--- Required work ---
Begin with the first line of the material and write out each line exactly, ending with the line that contains "(0,0) rectangle (1123,394);". Pictures are not part of the copy.
*** Recorded data
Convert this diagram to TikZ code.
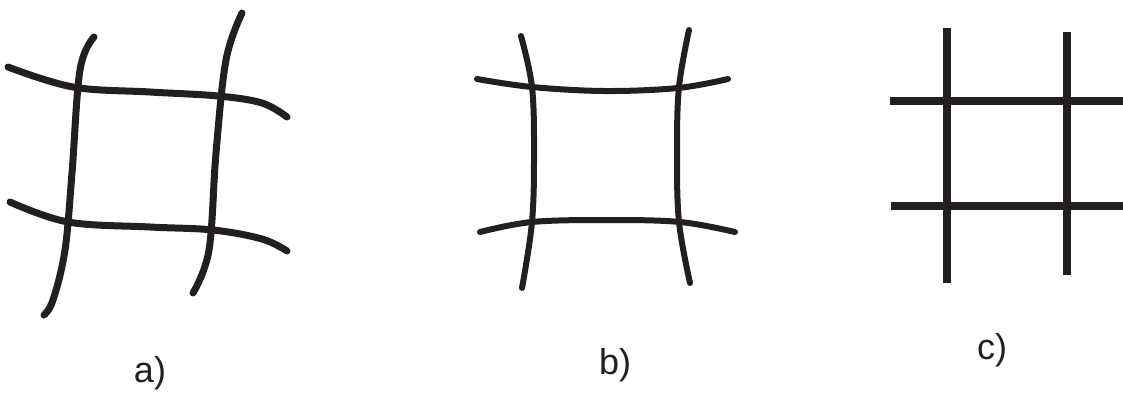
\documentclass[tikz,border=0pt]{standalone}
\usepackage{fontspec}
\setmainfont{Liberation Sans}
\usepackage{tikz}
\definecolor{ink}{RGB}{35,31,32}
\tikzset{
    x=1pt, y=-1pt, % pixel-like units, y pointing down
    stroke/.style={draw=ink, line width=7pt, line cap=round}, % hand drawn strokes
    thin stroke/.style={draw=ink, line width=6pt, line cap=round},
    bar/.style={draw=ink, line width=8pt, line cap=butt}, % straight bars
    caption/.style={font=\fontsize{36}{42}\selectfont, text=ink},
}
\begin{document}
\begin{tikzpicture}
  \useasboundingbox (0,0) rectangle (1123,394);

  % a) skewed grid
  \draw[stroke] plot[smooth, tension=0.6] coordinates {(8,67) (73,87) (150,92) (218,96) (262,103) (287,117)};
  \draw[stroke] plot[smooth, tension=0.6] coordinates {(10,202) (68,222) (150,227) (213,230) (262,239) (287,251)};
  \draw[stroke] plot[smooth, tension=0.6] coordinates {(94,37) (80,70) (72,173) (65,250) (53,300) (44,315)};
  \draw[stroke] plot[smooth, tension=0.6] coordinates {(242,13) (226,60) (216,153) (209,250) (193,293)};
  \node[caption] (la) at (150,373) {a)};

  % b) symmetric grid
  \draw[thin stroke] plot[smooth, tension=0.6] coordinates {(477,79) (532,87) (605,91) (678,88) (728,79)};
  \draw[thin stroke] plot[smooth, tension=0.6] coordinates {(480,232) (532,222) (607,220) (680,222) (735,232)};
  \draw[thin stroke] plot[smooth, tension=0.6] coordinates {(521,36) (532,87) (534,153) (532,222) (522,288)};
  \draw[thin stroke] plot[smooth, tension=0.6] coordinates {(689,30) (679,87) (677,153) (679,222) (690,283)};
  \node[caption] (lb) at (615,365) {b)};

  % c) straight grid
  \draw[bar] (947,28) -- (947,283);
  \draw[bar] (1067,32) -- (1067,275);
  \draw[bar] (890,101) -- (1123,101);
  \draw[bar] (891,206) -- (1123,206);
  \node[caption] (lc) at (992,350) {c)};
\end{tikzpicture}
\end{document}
******
--- Exercise output ---
Convert this diagram to TikZ code.
\documentclass[tikz,border=0pt]{standalone}
\usepackage{fontspec}
\setmainfont{Liberation Sans}
\usepackage{tikz}
\definecolor{ink}{RGB}{35,31,32}
\tikzset{
    x=1pt, y=-1pt, % pixel-like units, y pointing down
    stroke/.style={draw=ink, line width=7pt, line cap=round}, % hand drawn strokes
    thin stroke/.style={draw=ink, line width=6pt, line cap=round},
    bar/.style={draw=ink, line width=8pt, line cap=butt}, % straight bars
    caption/.style={font=\fontsize{36}{42}\selectfont, text=ink},
}
\begin{document}
\begin{tikzpicture}
  \useasboundingbox (0,0) rectangle (1123,394);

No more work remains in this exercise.